In Parliament last month Patrick Holden said, "It's easier [now] to make a business case for farming in a sustainable way."
Holden said externalities – a term that was initially the preserve of economists – is becoming more widely understood, and can be applied to food production as the downstream consequences of different actions that are "not paid for where they are effected."
Holden said that applying True Cost Accounting to food production could drive a range of positive changes, from providing public health benefits (as Dr Myers pointed out in December, current understanding of the effects of conventional farming methods may well be the tip of an iceberg, or as he described it, a far-off mountain range), to making the case for employing more people in agriculture (addressing the social externalities of different business choices), to environmental protection. He suggested the market mechanism could lead business in a direction that is acceptable to the public at large, not just shareholders.

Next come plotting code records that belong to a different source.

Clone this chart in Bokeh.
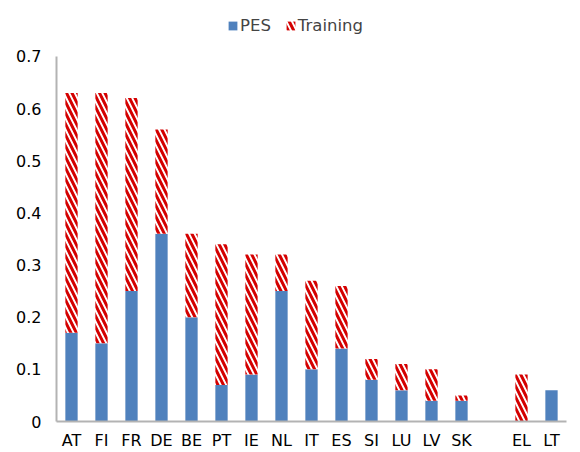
from bokeh.plotting import figure
from bokeh.models import ColumnDataSource, Legend, LegendItem, FactorRange, SingleIntervalTicker, Range1d
from bokeh.embed import file_html
from bokeh.resources import INLINE

countries = ["AT", "FI", "FR", "DE", "BE", "PT", "IE", "NL", "IT", "ES", "SI", "LU", "LV", "SK", " ", "EL", "LT"]
pes = [0.17, 0.15, 0.25, 0.36, 0.20, 0.07, 0.09, 0.25, 0.10, 0.14, 0.08, 0.06, 0.04, 0.04, 0.0, 0.0, 0.06]
training = [0.46, 0.48, 0.37, 0.20, 0.16, 0.27, 0.23, 0.07, 0.17, 0.12, 0.04, 0.05, 0.06, 0.01, 0.0, 0.09, 0.0]
top = [a + b for a, b in zip(pes, training)]

src = ColumnDataSource(dict(cat=countries, pes=pes, training=training, top=top))

BLUE = "#4F81BD"
RED = "#D40000"
FONT = "DejaVu Sans"

p = figure(x_range=FactorRange(factors=countries), y_range=Range1d(0, 0.8071),
           width=574, height=452, output_backend="svg", toolbar_location=None,
           min_border_left=56, min_border_right=8, min_border_top=0, min_border_bottom=30)

r1 = p.vbar(x="cat", top="pes", bottom=0, width=0.41, source=src, fill_color=BLUE, line_color=None)
r2 = p.vbar(x="cat", top="top", bottom="pes", width=0.41, source=src, fill_color="white",
            line_color=None, hatch_pattern="\\", hatch_color=RED, hatch_scale=11, hatch_weight=3)

p.outline_line_color = None
p.xgrid.grid_line_color = None
p.ygrid.grid_line_color = None

p.yaxis.ticker = SingleIntervalTicker(interval=0.1)
p.yaxis.bounds = (0, 0.7001)
for ax in (p.xaxis, p.yaxis):
    ax.axis_line_color = "#B3B3B3"
    ax.axis_line_width = 2
    ax.major_tick_line_color = None
    ax.minor_tick_line_color = None
    ax.major_tick_out = 0
    ax.major_tick_in = 0
    ax.minor_tick_out = 0
    ax.minor_tick_in = 0
    ax.major_label_text_font = FONT
    ax.major_label_text_font_size = "16px"
    ax.major_label_text_color = "#000000"
p.yaxis.major_label_standoff = 15
p.xaxis.major_label_standoff = 9

legend = Legend(items=[LegendItem(label="PES", renderers=[r1]),
                       LegendItem(label="Training", renderers=[r2])],
                orientation="horizontal", location=(171, 386),
                label_text_font=FONT, label_text_font_size="16.5px",
                glyph_width=11, glyph_height=11, spacing=14, label_standoff=2,
                border_line_color=None, background_fill_alpha=0, padding=3, margin=0)
p.add_layout(legend)

open("out.html", "w").write(file_html(p, INLINE))
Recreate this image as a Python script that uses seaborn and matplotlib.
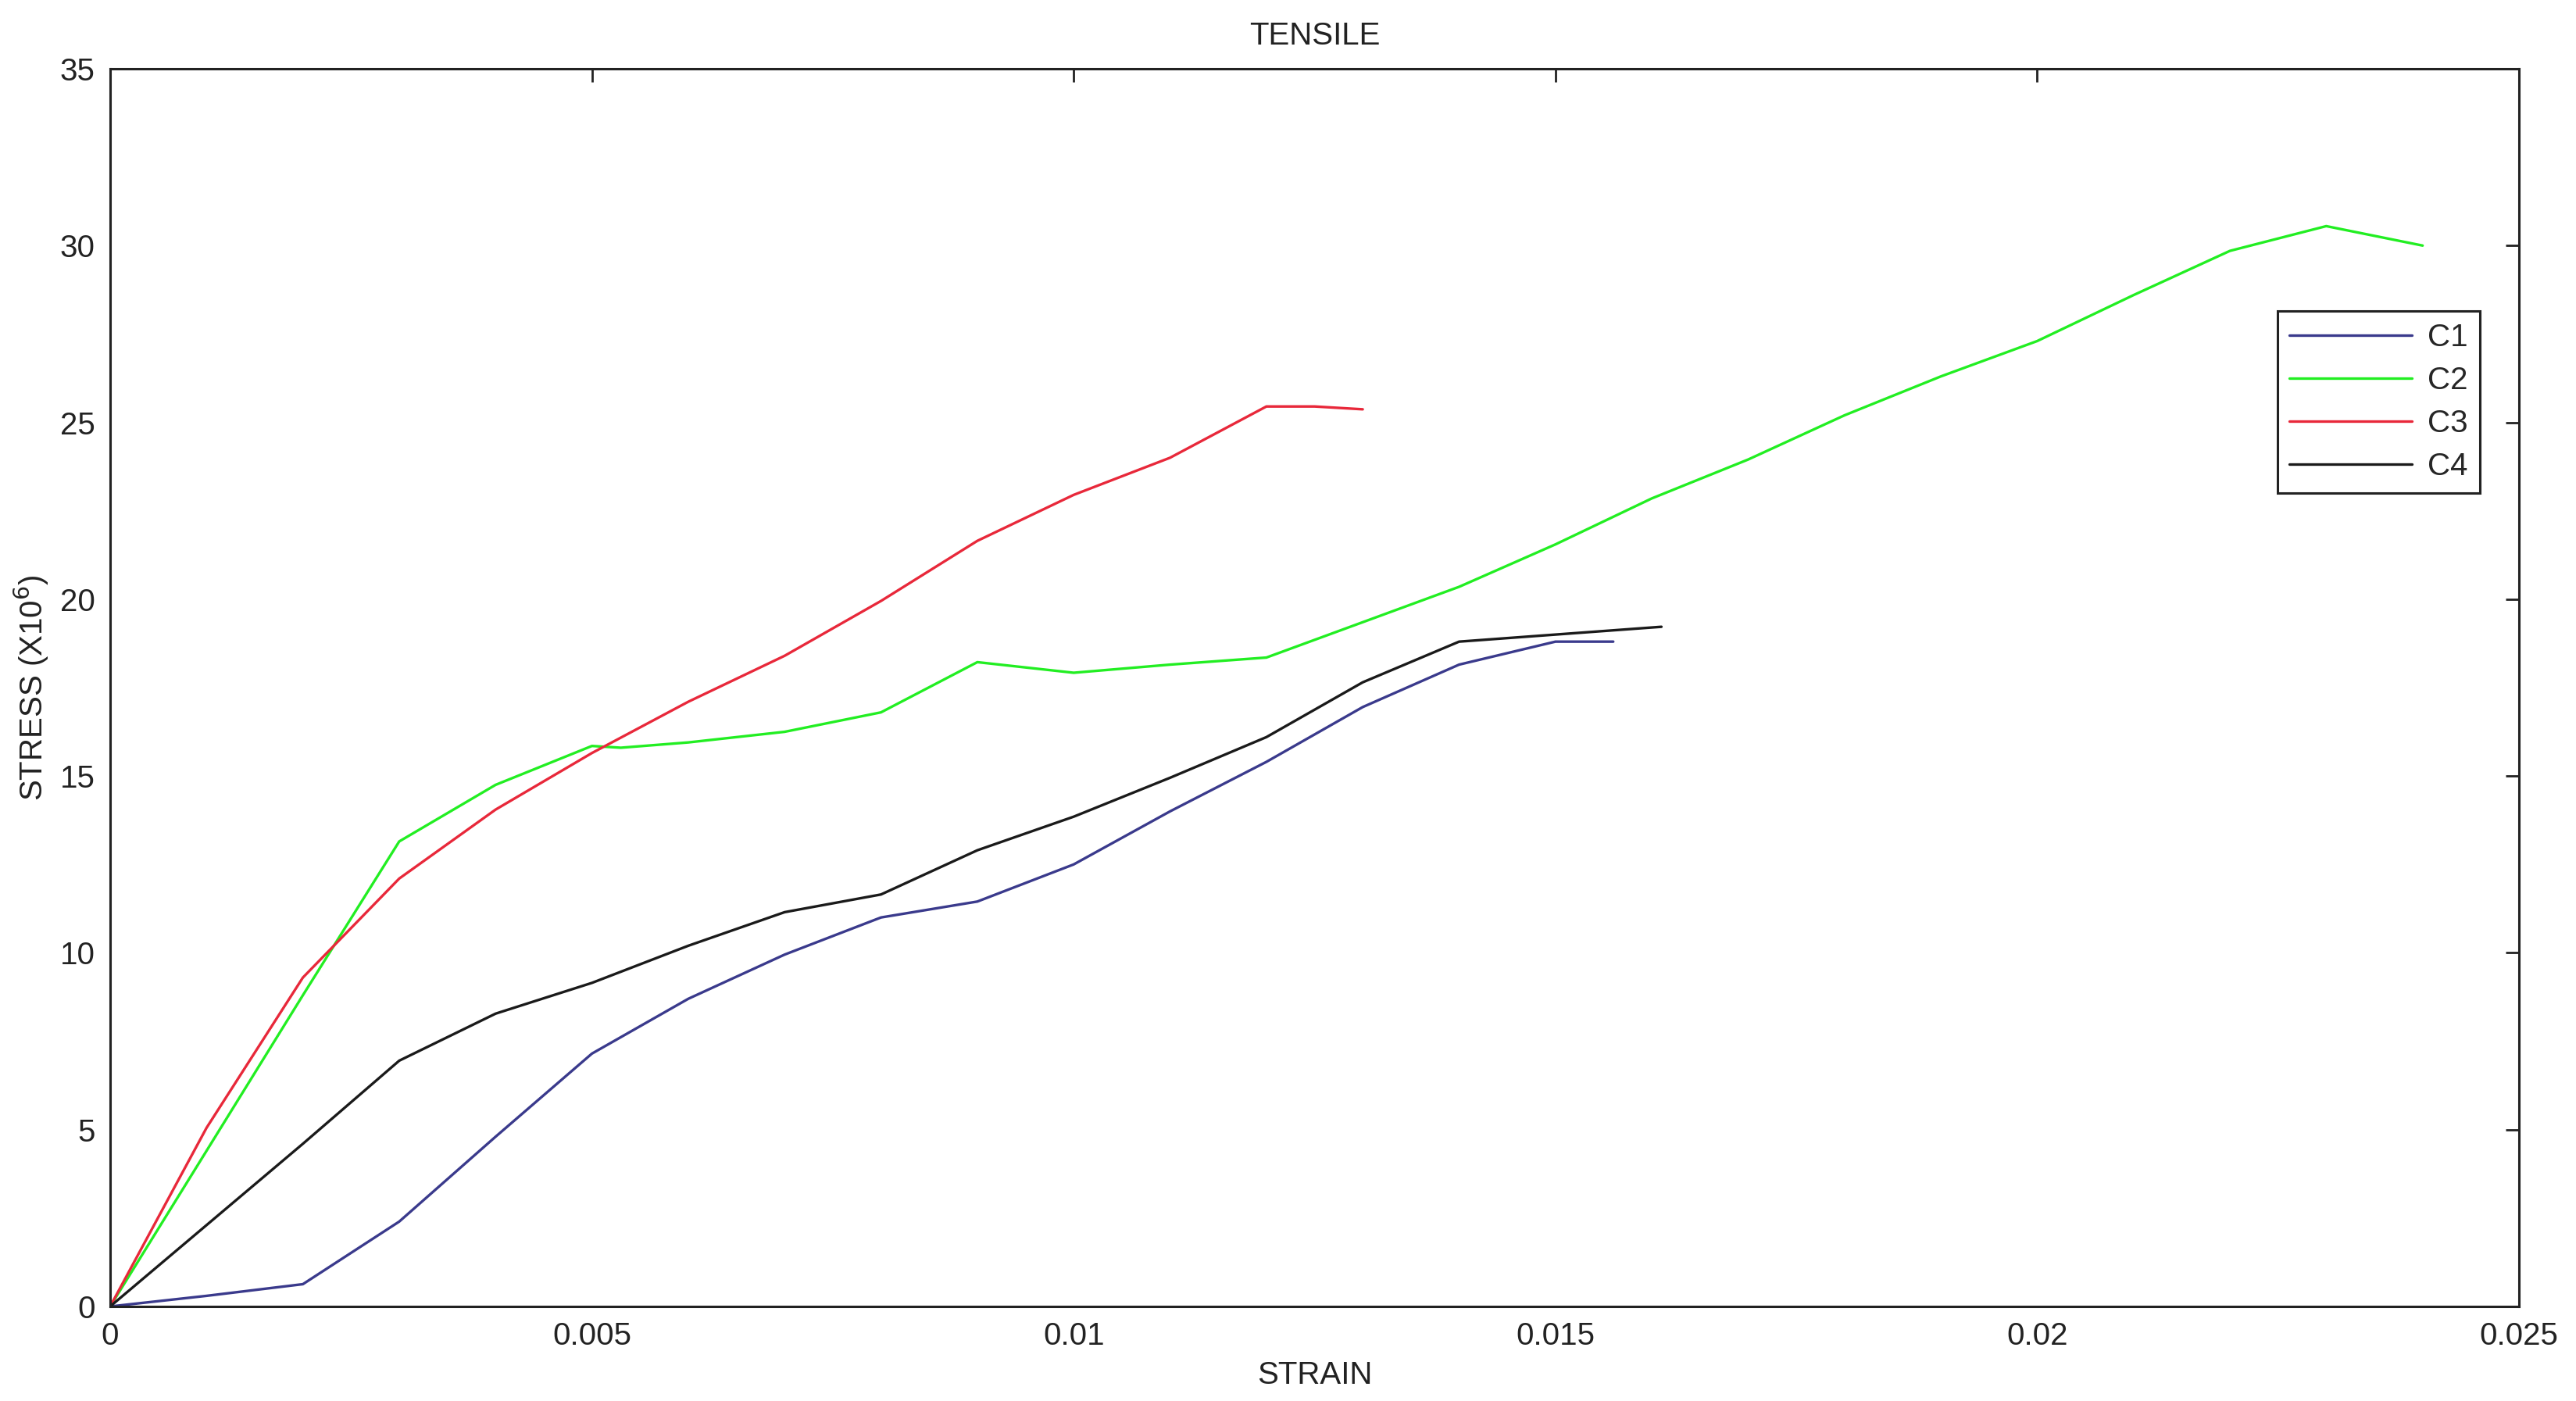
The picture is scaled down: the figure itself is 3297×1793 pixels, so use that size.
import numpy as np
import pandas as pd
import matplotlib
matplotlib.use("Agg")
import matplotlib.pyplot as plt
import seaborn as sns

# ---- data ----
c1_strain = [0, 0.001, 0.002, 0.003, 0.004, 0.005, 0.006, 0.007, 0.008, 0.009, 0.010, 0.011, 0.012, 0.013, 0.014, 0.015, 0.0156]
c1_stress = [0, 0.3, 0.63, 2.4, 4.8, 7.15, 8.7, 9.95, 11.0, 11.45, 12.5, 14.0, 15.4, 16.95, 18.15, 18.8, 18.8]

c2_strain = [0, 0.001, 0.002, 0.003, 0.004, 0.005, 0.0053, 0.006, 0.007, 0.008, 0.009, 0.010, 0.011, 0.012, 0.013, 0.014,
             0.015, 0.016, 0.017, 0.018, 0.019, 0.020, 0.021, 0.022, 0.023, 0.024]
c2_stress = [0, 4.4, 8.8, 13.15, 14.75, 15.85, 15.8, 15.95, 16.25, 16.8, 18.22, 17.92, 18.15, 18.35, 19.35, 20.35,
             21.55, 22.85, 23.95, 25.2, 26.3, 27.3, 28.6, 29.85, 30.55, 30.0]

c3_strain = [0, 0.001, 0.002, 0.003, 0.004, 0.005, 0.006, 0.007, 0.008, 0.009, 0.010, 0.011, 0.012, 0.0125, 0.013]
c3_stress = [0, 5.05, 9.3, 12.1, 14.05, 15.65, 17.1, 18.4, 19.95, 21.65, 22.95, 24.0, 25.45, 25.45, 25.37]

c4_strain = [0, 0.001, 0.002, 0.003, 0.004, 0.005, 0.006, 0.007, 0.008, 0.009, 0.010, 0.011, 0.012, 0.013, 0.014, 0.015, 0.0161]
c4_stress = [0, 2.3, 4.6, 6.95, 8.28, 9.15, 10.2, 11.15, 11.65, 12.9, 13.85, 14.95, 16.1, 17.65, 18.8, 19.0, 19.22]

series_names = ["C1", "C2", "C3", "C4"]
series_colors = ["#3a3a8c", "#22ee22", "#e8283a", "#1a1a1a"]

x_ticks = [0, 0.005, 0.01, 0.015, 0.02, 0.025]
x_tick_labels = ["0", "0.005", "0.01", "0.015", "0.02", "0.025"]
y_ticks = [0, 5, 10, 15, 20, 25, 30, 35]
y_tick_labels = ["0", "5", "10", "15", "20", "25", "30", "35"]

frames = []
for name, xs, ys in zip(series_names,
                        [c1_strain, c2_strain, c3_strain, c4_strain],
                        [c1_stress, c2_stress, c3_stress, c4_stress]):
    frames.append(pd.DataFrame({"strain": xs, "stress": ys, "series": name}))
df = pd.concat(frames, ignore_index=True)

sns.set_theme(style="white")
plt.rcParams["font.family"] = ["Liberation Sans Narrow", "Liberation Sans", "DejaVu Sans"]

fig = plt.figure(figsize=(32.98, 17.93), dpi=100)
ax = fig.add_axes([141/3298, 1 - 1672/1793, (3224-141)/3298, (1672-88)/1793])

sns.lineplot(data=df, x="strain", y="stress", hue="series", hue_order=series_names,
             palette=dict(zip(series_names, series_colors)), estimator=None, sort=False,
             linewidth=2.4, ax=ax, legend=False)

ax.set_xlim(0, 0.025)
ax.set_ylim(0, 35)
ax.set_xticks(x_ticks)
ax.set_xticklabels(x_tick_labels)
ax.set_yticks(y_ticks)
ax.set_yticklabels(y_tick_labels)
ax.tick_params(direction="in", length=12, width=2, top=True, right=True,
               labelsize=29, colors="#222222", pad=14)
for s in ax.spines.values():
    s.set_visible(True)
    s.set_color("#222222")
    s.set_linewidth(2.2)

ax.set_xlabel("STRAIN", fontsize=29, color="#222222", labelpad=8)
ax.set_ylabel(r"STRESS (X10$^6$)", fontsize=29, color="#222222", labelpad=8)
ax.set_title("TENSILE", fontsize=29, color="#222222", pad=22)

handles = [plt.Line2D([], [], color=c, lw=2.4) for c in series_colors]
leg = ax.legend(handles, series_names, loc="upper right", bbox_to_anchor=(0.9838, 0.8043),
                borderaxespad=0, fontsize=29, frameon=True, fancybox=False, framealpha=1,
                handlelength=3.9, handletextpad=0.5, labelspacing=0.42, borderpad=0.38)
leg.get_frame().set_edgecolor("#222222")
leg.get_frame().set_linewidth(2.2)

fig.savefig("out.png", dpi=100, facecolor="white")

Aniol Esteban from the New Economics Foundation, however, tempered the enthusiasm of the other speakers. Esteban cautioned that "The market is thought of as something that will answer our questions for us, but economics is a social science based on judgements – it is highly subjective. Economics is not going to answer the question of 'what do we want our land to be used for?'"
Esteban argued that, whilst factoring in certain environmental or ecosystem features, or social impacts that are not part of the market – but for which a figure can more readily be estimated – is useful to frame an argument, the total value of an 'ecosystem service' or aspect of a community viewed in this way will always be much larger than the parts of it that can be described in monetary terms. He said, "No market based mechanism can or should ever replace this core stance."
Esteban claimed "Power is another issue" that must be addressed for rebalancing measures like True Cost Accounting to stand a chance of driving change. He reminded those present that the vested interests and lobbyists who inform agricultural decision making and drive the research agenda are unlikely to consent to any change in direction of the food system that will not be to their benefit.
The NEF speaker qualified his support for the Trust's vision, "I'm very worried that people have such faith in market-based solutions and it's often the only thing considered in cost-benefit analyses. Revealing hidden costs and benefits can be helpful – but it's a very dangerous game."